Two years ago, at the age of 55, Jeremy Coller had something of a midlife crisis. One of the most successful figures in U.K. private equity, Coller is CIO of London-based Coller Capital. His most recent fund, Coller International Partners VII, raised more than $7 billion. With a team of some 160, including 15 investment professionals, and offices in New York and Hong Kong, $17 billion Coller Capital is the world’s largest asset manager dedicated to secondary-market private equity.
Yet despite his professional achievements, Coller felt that his biography was a snooze. While still committed to building the business he founded in 1990, he decided to also do something more interesting with his life.
Other people reaching the half-century mark and totting up the ledger of their accomplishments might buy a Ferrari or take off around the world. But when Coller sat down and thought about the future, he realized what he had to do. His goal is simple but ambitious: End animal factory farming within 40 years.
To do that he’s enlisting the help of the institutional investor community. For Coller, raising animals for consumption in factories rather than on pasture land isn’t just cruel — it’s a health, safety and investment risk. At the same time, the innovations necessary to sustain a growing global population, and to cater to changing diets as demand for meat increases in developing countries, offer attractive investment opportunities in areas such as venture capital and agriculture.
“This is not about vegetarianism,” insists Coller, now 57, who himself became a vegetarian at age 11 as a response to inhumane farming practices. Last year, with backing from his family’s Jeremy Coller Foundation, he launched an initiative called FAIRR, or Farm Animal Investment Risk and Return, to raise investor awareness.

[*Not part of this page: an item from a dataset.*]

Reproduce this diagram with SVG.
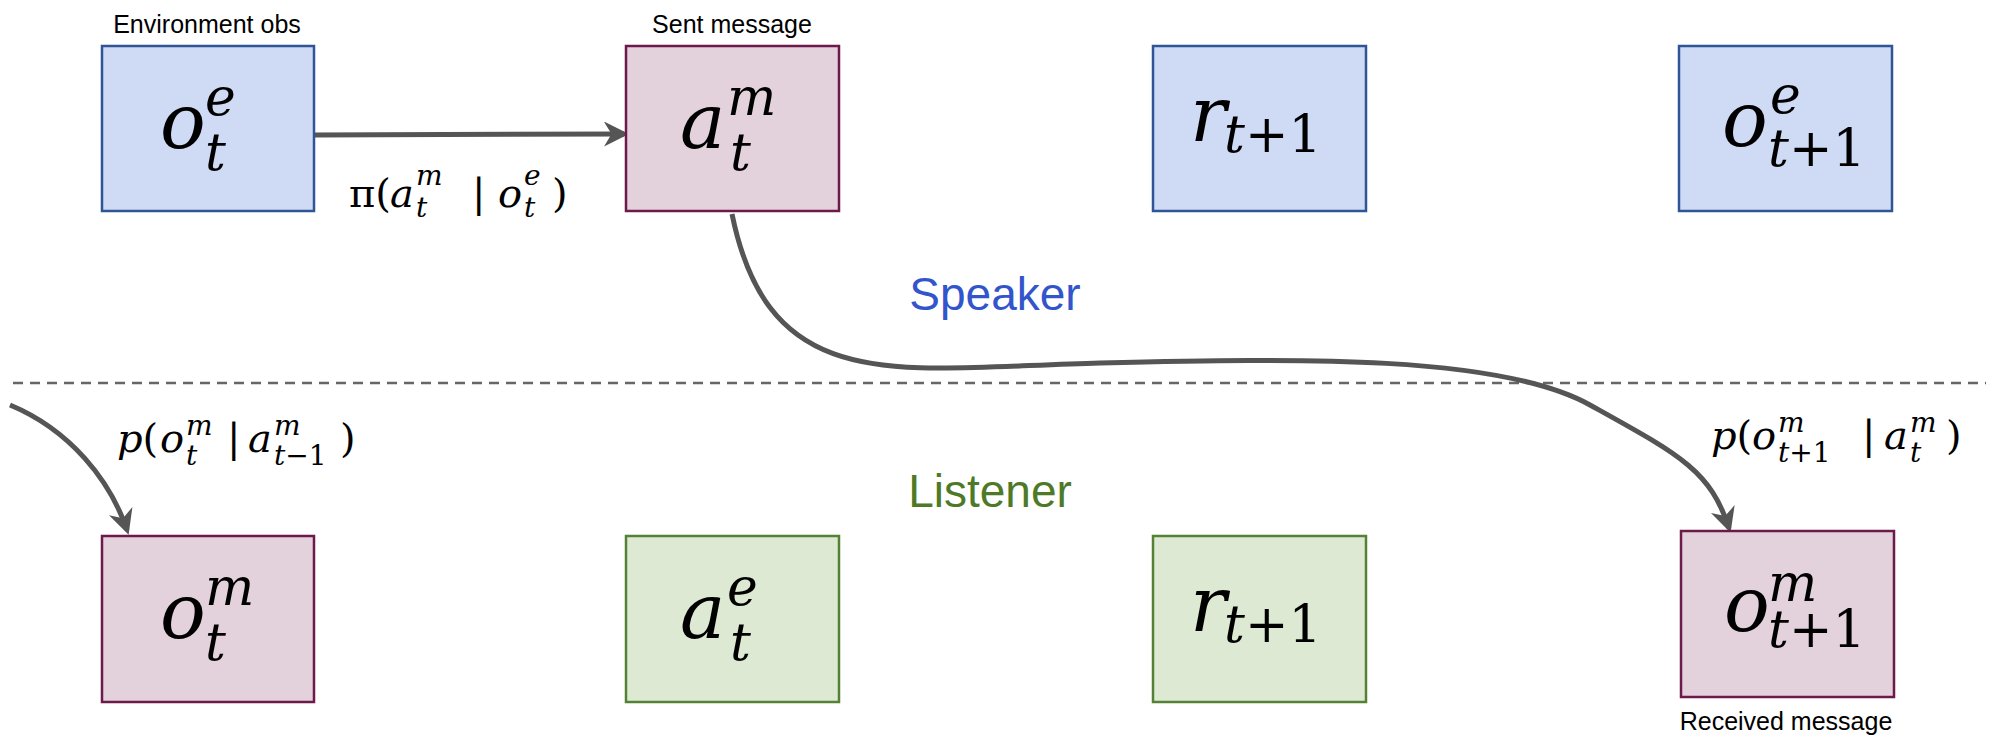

Taking a page from the playbook of recent environmental activist campaigns over the financial risk that climate change poses to investor portfolios, FAIRR highlights the economic risk — as well as the environmental and health costs — associated with continuing to consume animals raised in factories. Fed on products such as soy and corn instead of being allowed to graze naturally, these animals use resources far less efficiently and cause much more environmental damage than their free-roaming counterparts. The Coller initiative has identified 28 risk factors associated with the production and consumption of factory-raised meat.
FAIRR is encouraging investors to join its effort and sign up to three principles: Consider farm animal welfare an environmental, social and governance (ESG) issue in investment decision making, consider including it in investment monitoring, and support transparency on the matter by portfolio companies. Among those that have taken the pledge: Scottish financial services firm Alliance Trust, European asset manager and financial services provider Allianz and Boston Common Asset Management, a U.S. socially responsible investment firm. In December, Dutch asset management giant Robeco became one of 16 major institutional investors to join the Business Benchmark on Farm Animal Welfare, a London-based nonprofit that Coller helps support, which pushes companies to treat their animals better.
Coller acknowledges that animal welfare is not an obvious priority for most investors. But as he likes to remind his audience, “People are also animals.” Pigs, cows, sheep and chickens can’t stand up for themselves — all the more reason to fight harder for their, and investors’, best interests.